- [Task brief] Each line from the start of the entries through the line that contains "const TITLE_SIZE = 41;" should be output exactly, please.

- [Given records]

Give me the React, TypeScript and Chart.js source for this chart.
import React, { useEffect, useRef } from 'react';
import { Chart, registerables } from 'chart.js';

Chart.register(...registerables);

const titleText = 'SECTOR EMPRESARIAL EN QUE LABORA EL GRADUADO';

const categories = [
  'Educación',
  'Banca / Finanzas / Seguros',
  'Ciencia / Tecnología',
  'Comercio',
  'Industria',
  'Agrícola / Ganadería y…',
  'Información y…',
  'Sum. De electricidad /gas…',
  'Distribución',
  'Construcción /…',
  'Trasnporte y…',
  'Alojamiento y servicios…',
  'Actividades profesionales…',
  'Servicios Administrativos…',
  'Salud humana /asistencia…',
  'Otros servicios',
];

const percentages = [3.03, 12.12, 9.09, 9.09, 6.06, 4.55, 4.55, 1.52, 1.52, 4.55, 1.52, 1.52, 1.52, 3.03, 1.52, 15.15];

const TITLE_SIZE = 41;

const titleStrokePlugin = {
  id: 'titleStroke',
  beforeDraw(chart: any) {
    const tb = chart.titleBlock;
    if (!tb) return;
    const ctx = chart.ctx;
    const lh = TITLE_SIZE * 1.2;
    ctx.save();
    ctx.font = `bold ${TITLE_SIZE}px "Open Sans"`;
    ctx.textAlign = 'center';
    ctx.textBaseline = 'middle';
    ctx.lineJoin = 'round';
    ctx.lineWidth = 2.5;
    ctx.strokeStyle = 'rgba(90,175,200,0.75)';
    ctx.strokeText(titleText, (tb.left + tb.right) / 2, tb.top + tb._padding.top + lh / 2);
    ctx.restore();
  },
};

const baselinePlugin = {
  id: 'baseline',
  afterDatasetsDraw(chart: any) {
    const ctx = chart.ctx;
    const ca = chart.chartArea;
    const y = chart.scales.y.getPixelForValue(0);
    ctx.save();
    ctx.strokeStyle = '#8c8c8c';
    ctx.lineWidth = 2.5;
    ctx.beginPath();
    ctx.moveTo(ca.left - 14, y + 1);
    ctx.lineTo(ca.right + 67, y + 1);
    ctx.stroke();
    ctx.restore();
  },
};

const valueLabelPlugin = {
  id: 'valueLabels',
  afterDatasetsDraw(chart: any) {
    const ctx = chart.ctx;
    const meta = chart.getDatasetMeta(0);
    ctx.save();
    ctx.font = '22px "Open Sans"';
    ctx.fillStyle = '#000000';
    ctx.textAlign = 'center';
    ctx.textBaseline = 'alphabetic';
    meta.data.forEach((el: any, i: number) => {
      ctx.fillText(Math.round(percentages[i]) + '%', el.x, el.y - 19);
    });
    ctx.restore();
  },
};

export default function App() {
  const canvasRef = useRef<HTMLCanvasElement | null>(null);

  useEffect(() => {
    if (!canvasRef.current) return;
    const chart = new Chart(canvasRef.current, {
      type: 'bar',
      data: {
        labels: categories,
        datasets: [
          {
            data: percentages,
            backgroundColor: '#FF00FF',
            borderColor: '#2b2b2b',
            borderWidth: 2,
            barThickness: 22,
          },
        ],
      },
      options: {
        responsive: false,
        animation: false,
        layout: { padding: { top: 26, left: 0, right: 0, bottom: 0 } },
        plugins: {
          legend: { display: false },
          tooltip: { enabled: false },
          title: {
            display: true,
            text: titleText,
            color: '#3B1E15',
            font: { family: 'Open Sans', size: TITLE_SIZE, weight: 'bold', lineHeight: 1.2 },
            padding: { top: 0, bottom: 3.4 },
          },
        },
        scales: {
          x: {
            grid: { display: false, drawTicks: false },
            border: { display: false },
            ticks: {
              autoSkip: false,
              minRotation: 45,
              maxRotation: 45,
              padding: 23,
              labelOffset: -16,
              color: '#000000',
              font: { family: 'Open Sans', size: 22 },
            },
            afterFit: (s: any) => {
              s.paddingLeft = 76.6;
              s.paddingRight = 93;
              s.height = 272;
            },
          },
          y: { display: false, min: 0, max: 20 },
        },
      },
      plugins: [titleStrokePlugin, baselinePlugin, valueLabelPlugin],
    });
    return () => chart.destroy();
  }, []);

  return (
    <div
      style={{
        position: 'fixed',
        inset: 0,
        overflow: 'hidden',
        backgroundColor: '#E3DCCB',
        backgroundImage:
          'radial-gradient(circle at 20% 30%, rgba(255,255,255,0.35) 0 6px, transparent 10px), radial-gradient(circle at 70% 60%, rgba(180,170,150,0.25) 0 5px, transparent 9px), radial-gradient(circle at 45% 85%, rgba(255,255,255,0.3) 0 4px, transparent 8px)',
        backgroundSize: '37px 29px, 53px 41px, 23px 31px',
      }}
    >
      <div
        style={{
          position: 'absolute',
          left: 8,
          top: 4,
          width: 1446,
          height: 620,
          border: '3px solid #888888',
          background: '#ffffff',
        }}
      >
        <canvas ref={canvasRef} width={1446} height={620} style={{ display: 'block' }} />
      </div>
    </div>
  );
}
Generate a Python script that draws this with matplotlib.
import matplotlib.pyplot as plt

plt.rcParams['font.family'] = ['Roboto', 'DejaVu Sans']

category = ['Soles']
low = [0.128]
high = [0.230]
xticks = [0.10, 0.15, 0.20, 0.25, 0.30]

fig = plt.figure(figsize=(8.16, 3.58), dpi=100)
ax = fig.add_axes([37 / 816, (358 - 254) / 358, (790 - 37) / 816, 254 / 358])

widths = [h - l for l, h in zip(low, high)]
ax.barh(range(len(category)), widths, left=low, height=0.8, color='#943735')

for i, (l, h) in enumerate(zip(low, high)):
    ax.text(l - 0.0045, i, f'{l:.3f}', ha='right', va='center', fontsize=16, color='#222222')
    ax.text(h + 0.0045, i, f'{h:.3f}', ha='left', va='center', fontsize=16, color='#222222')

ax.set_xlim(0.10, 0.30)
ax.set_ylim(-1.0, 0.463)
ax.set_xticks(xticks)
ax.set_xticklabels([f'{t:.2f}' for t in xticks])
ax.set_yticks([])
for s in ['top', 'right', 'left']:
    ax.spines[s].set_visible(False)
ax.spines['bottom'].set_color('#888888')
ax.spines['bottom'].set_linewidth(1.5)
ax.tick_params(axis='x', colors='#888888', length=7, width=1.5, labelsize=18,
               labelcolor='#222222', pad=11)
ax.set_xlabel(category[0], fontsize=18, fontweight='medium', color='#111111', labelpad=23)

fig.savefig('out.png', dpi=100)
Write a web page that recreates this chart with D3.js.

- [Exercise result]
Give me the React, TypeScript and Chart.js source for this chart.
import React, { useEffect, useRef } from 'react';
import { Chart, registerables } from 'chart.js';

Chart.register(...registerables);

const titleText = 'SECTOR EMPRESARIAL EN QUE LABORA EL GRADUADO';

const categories = [
  'Educación',
  'Banca / Finanzas / Seguros',
  'Ciencia / Tecnología',
  'Comercio',
  'Industria',
  'Agrícola / Ganadería y…',
  'Información y…',
  'Sum. De electricidad /gas…',
  'Distribución',
  'Construcción /…',
  'Trasnporte y…',
  'Alojamiento y servicios…',
  'Actividades profesionales…',
  'Servicios Administrativos…',
  'Salud humana /asistencia…',
  'Otros servicios',
];

const percentages = [3.03, 12.12, 9.09, 9.09, 6.06, 4.55, 4.55, 1.52, 1.52, 4.55, 1.52, 1.52, 1.52, 3.03, 1.52, 15.15];

const TITLE_SIZE = 41;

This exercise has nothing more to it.